Wednesday, February 14, 2018

Deportations and the Tax Bill

@Cat9bx0219 tweets at me:
No, I do not support deportations as a policy. If undocumented have jobs and live on private property, I have no objection to them. If there are undocumented that take advantage of government handouts, I say put up a "welfare wall" that prevents them from such handouts be they schooling. medical or whatever handouts.

My point with regard to the GOP tax bill was to point out to those who cheered the bill because it "punished" blue states is that the elimination of the SALT deduction in the bill will drive some blue state residents into red state country and potentially turn some red states blue.
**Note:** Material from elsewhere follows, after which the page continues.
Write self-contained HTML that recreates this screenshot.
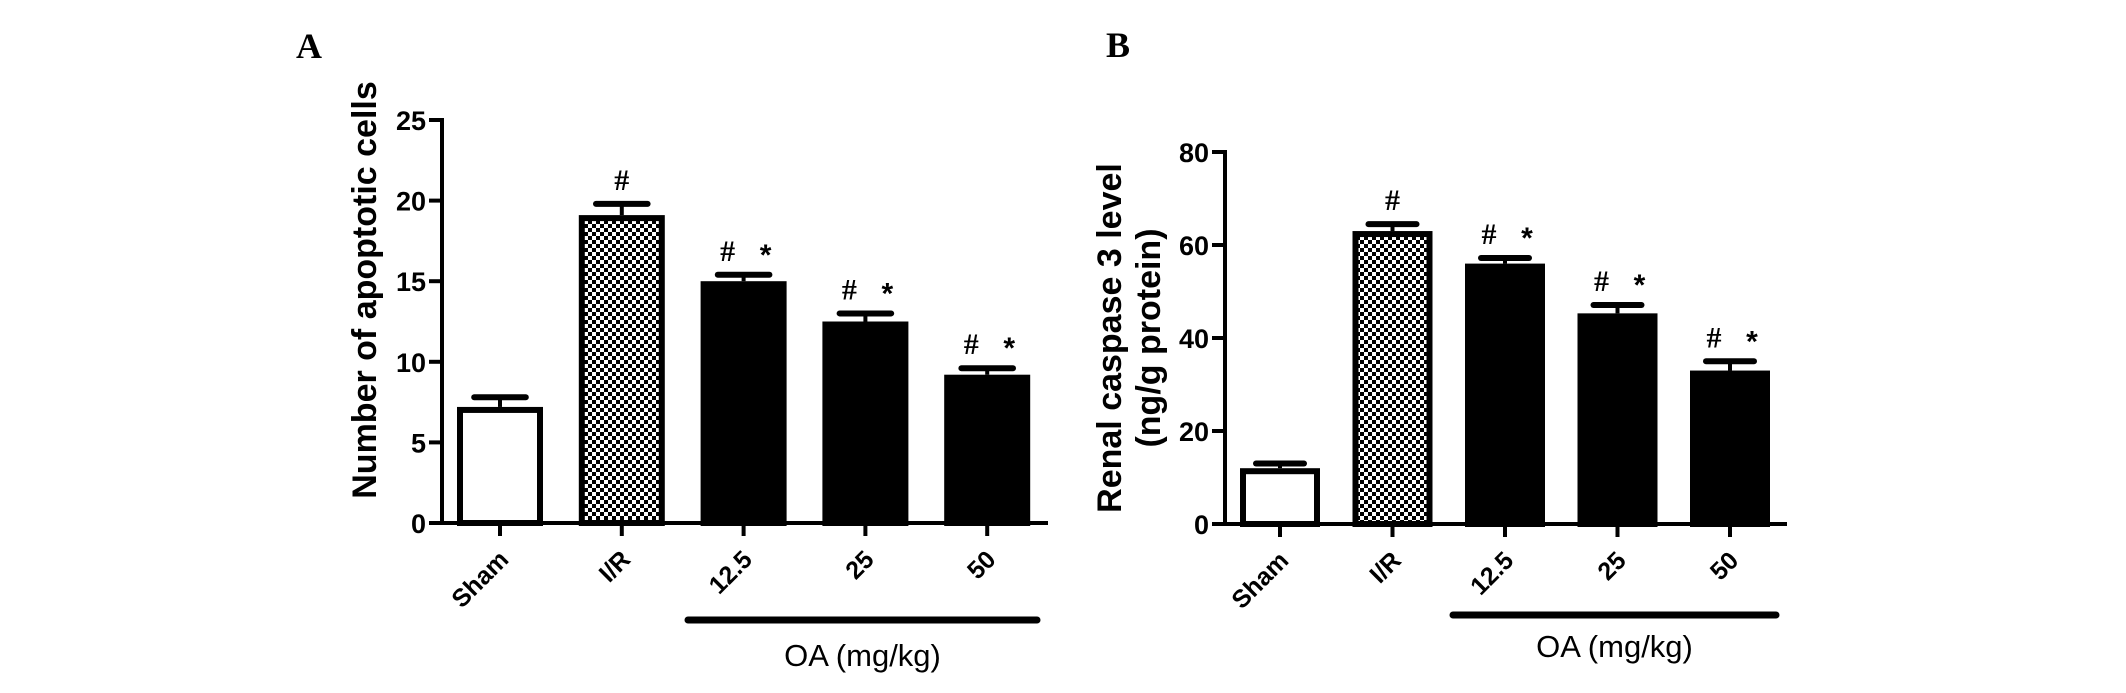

I do not object to tax cuts in general. However, I continue to point out that Trump's tax cut is a scam because it doesn't at the same time cut government spending. Thus, the money will still be taken out of the economy but in more complex ways that confuse the general public but make the economy much less stable.

-RW

1 comment:

  1. --- If undocumented have jobs and live on private property, I have no objection to them. ---

    That's the principled libertarian and even classical liberal position.

    Pseudo-libertarians like Bionic Mosquito et al. make the apparently serious claim that immigrants are trespassers by definition, even when they enjoy contractual agreements with local property owners. The different explanations on why they make this claim range from the inevitable nature of the State or the "State is God" fallacy, to the idea that immigrants carry a disease called "culture" which can infect the local culture with recipes for delicious tamales or something.

    --- If there are undocumented that take advantage of government handouts, I say put up a "welfare wall" that prevents them from such handouts ---

    Another principled position. I would argue that welfare consumption by immigrants is much lower than what is reported by the anti-immigrant C.I.S. which has as much credibility as the Southern Poverty Law Center when it comes to anything. The C.I.S. plays fast and loose with statistics by conflating immigrants with American Citizens by lumping both under a "househild", so that immigrants are over-represented while native-born are under-represented when reporting welfare or other benefit use. The way they present their "findings" makes it seem like *individual immigrants* use more benefits than the native-born, a statistical sleight of hand.

    --- be they schooling. medical or whatever handouts. ---

    Schooling is not a handout. People have had their children taken away by the State for daring to homeschool them. Some "handout"!